Researchers are constantly collecting and analyzing data all over the world to help us better understand the world we live in, how it works and how things are changing. And you can be a part of that research!
Citizen science is the practice of regular people collaborating in scientific research by volunteering their time to make observations and record what they see in the world around them — it might be checking the weather outside your window, counting butterflies on your backyard flowers or even looking on your computer through a camera halfway around the world and recording how many wildebeest you see around an African watering hole.
Ready to get involved? Check out these active citizen science projects you can participate in:
Crowd Hydrology: This nation-wide project has a strong presence in Duluth, MN. Visit any of 15 sites in the Twin Ports area (or over 100 other sites around the country!) and send a text message the water depth measurement you see.
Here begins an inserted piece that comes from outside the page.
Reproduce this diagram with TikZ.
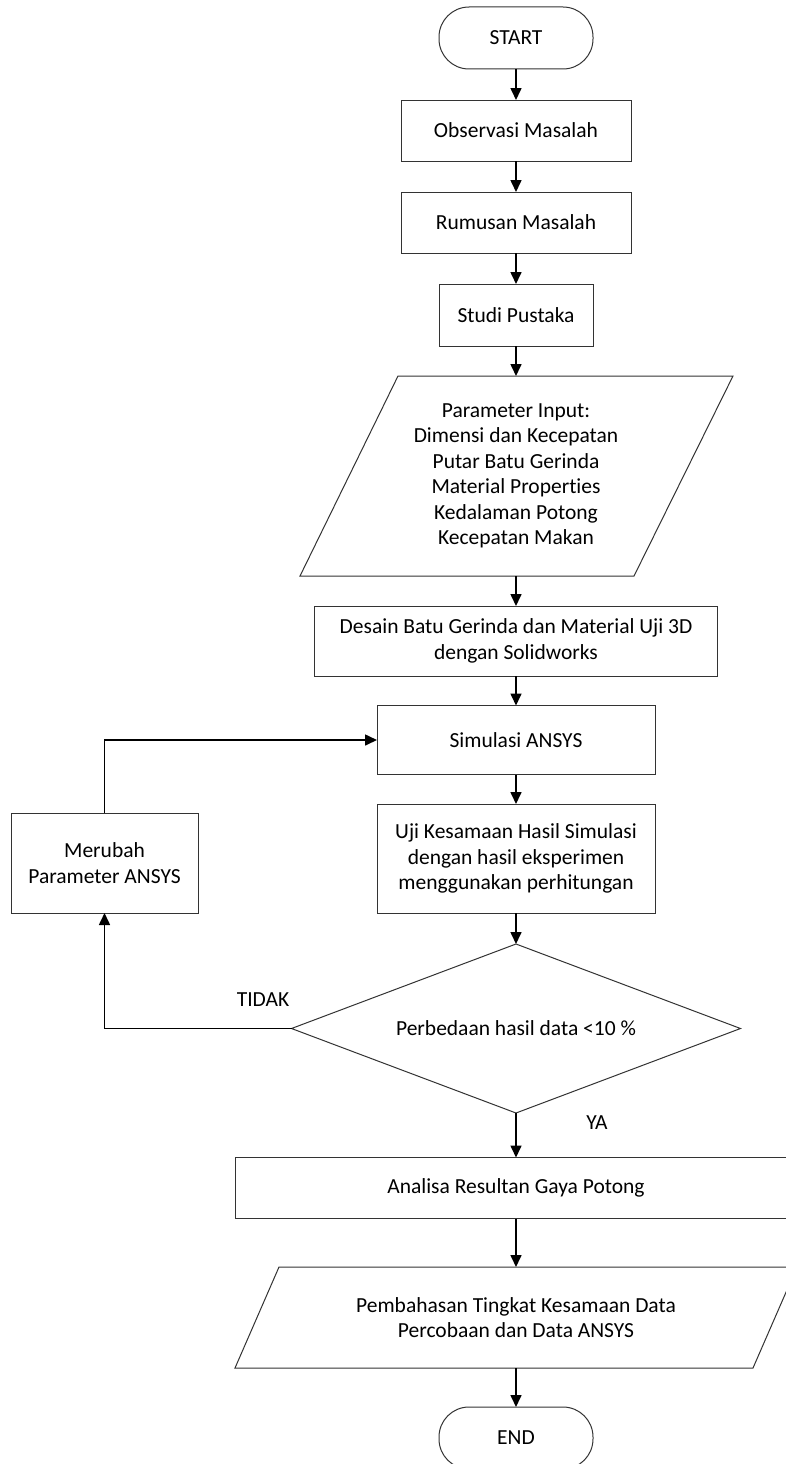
\documentclass[tikz,border=0pt]{standalone}
\usepackage{fontspec}
\setmainfont{Carlito}[Ligatures=NoCommon]
\usetikzlibrary{arrows.meta,shapes.geometric}

\begin{document}
\begin{tikzpicture}[x=1pt,y=-1pt,
  every node/.style={font=\fontsize{21.5}{25.5}\selectfont,inner sep=0pt,outer sep=0pt,align=center},
  garis/.style={draw=black!80,line width=1pt},
  proses/.style={garis,rectangle},
  terminal/.style={garis,rectangle,rounded corners=30pt,minimum width=154pt,minimum height=62pt},
  keputusan/.style={garis,diamond,aspect=2.66,minimum width=449pt,minimum height=169pt},
  alur/.style={-{Triangle[length=12pt,width=11pt]},line width=1.6pt}]
\path[use as bounding box] (0,0) rectangle (786,1464);
\path[fill=white,draw=none] (0,0) rectangle (786,1464);

% main column
\node[terminal] (start) at (516,38) {START};
\node[proses,minimum width=230pt,minimum height=61pt] (observasi) at (516,130.5) {Observasi Masalah};
\node[proses,minimum width=230pt,minimum height=61pt] (rumusan) at (516,222.5) {Rumusan Masalah};
\node[proses,minimum width=154pt,minimum height=62pt] (studi) at (516,315) {Studi Pustaka};
\node[minimum height=200pt] (input) at (516,476) {Parameter Input:\\Dimensi dan Kecepatan\\Putar Batu Gerinda\\Material Properties\\Kedalaman Potong\\Kecepatan Makan};
\draw[garis] ([xshift=-118pt]input.north) -- ([xshift=217pt]input.north) -- ([xshift=118pt]input.south) -- ([xshift=-216pt]input.south) -- cycle;
\node[proses,minimum width=403pt,minimum height=70pt] (desain) at (516,641) {Desain Batu Gerinda dan Material Uji 3D\\dengan Solidworks};
\node[proses,minimum width=278pt,minimum height=69pt] (simulasi) at (516,740) {Simulasi ANSYS};
\node[proses,minimum width=278pt,minimum height=109pt] (uji) at (516,858.5) {Uji Kesamaan Hasil Simulasi\\dengan hasil eksperimen\\menggunakan perhitungan};
\node[keputusan] (cek) at (516,1028.5) {Perbedaan hasil data <10 \%};
\node[proses,minimum width=562pt,minimum height=61pt] (analisa) at (516,1188) {Analisa Resultan Gaya Potong};
\node[minimum height=101pt] (bahas) at (516,1317.5) {Pembahasan Tingkat Kesamaan Data\\Percobaan dan Data ANSYS};
\draw[garis] ([xshift=-237pt]bahas.north) -- ([xshift=281pt]bahas.north) -- ([xshift=237pt]bahas.south) -- ([xshift=-281pt]bahas.south) -- cycle;
\node[terminal] (end) at (516,1438) {END};

% loop back
\node[proses,minimum width=187pt,minimum height=100pt] (merubah) at (104.5,863) {Merubah\\Parameter ANSYS};
\node (tidak) at (263,1000) {TIDAK};
\node (ya) at (597,1123) {YA};

\draw[alur] (start) -- (observasi);
\draw[alur] (observasi) -- (rumusan);
\draw[alur] (rumusan) -- (studi);
\draw[alur] (studi) -- (input);
\draw[alur] (input) -- (desain);
\draw[alur] (desain) -- (simulasi);
\draw[alur] (simulasi) -- (uji);
\draw[alur] (uji) -- (cek);
\draw[alur] (cek) -- (analisa);
\draw[alur] (analisa) -- (bahas);
\draw[alur] (bahas) -- (end);
\draw[alur] (cek.west) -| (merubah.south);
\draw[alur] (merubah.north) |- (simulasi.west);
\end{tikzpicture}
\end{document}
You’ll be helping researchers and land managers respond to changes in weather and climate.
iNaturalist: This site serves multiple purposes: one, you can use it to find out what you’re looking at in nature by asking other naturalists; two, you can help others identify what they’re seeing in nature; and three, you can submit images to a specific project to serve as data for other scientists and researchers.
Monarch Larva Monitoring Project: Participate in several different activities – from measuring rainfall to comparing milkweed plants to counting aphids and monarch butterflies – to help scientists gauge monarch butterfly population health and understand the factors that support or inhibit monarch butterfly survival. Must complete an online volunteer training and receive a certificate of completion to participate.
FrogWatch USA: Learn to identify frogs and toads by their calls, then listen in the evenings between February and August to identify what amphibians are living and mating in your area. Must complete an online volunteer training. As of 5/13/2020, the course is being offered for free instead of its usual $15 fee.
Lost Ladybug Project: This national project hosted by Cornell University asks citizens to take photographs of ladybugs in the wild. Researchers can use those photos to identify ladybugs by species and hopefully assess the population health of rare ladybug species.
Zooniverse: Want to help but can’t get outside to a natural area? Zooniverse is the perfect solution! With hundreds of projects – from identifying African wildlife from trail camera photos to deciphering handwriting in historical scientific journals to comparing telescope images to detect the death of stars – scientists need help interpreting all sorts of images, text and other forms of data.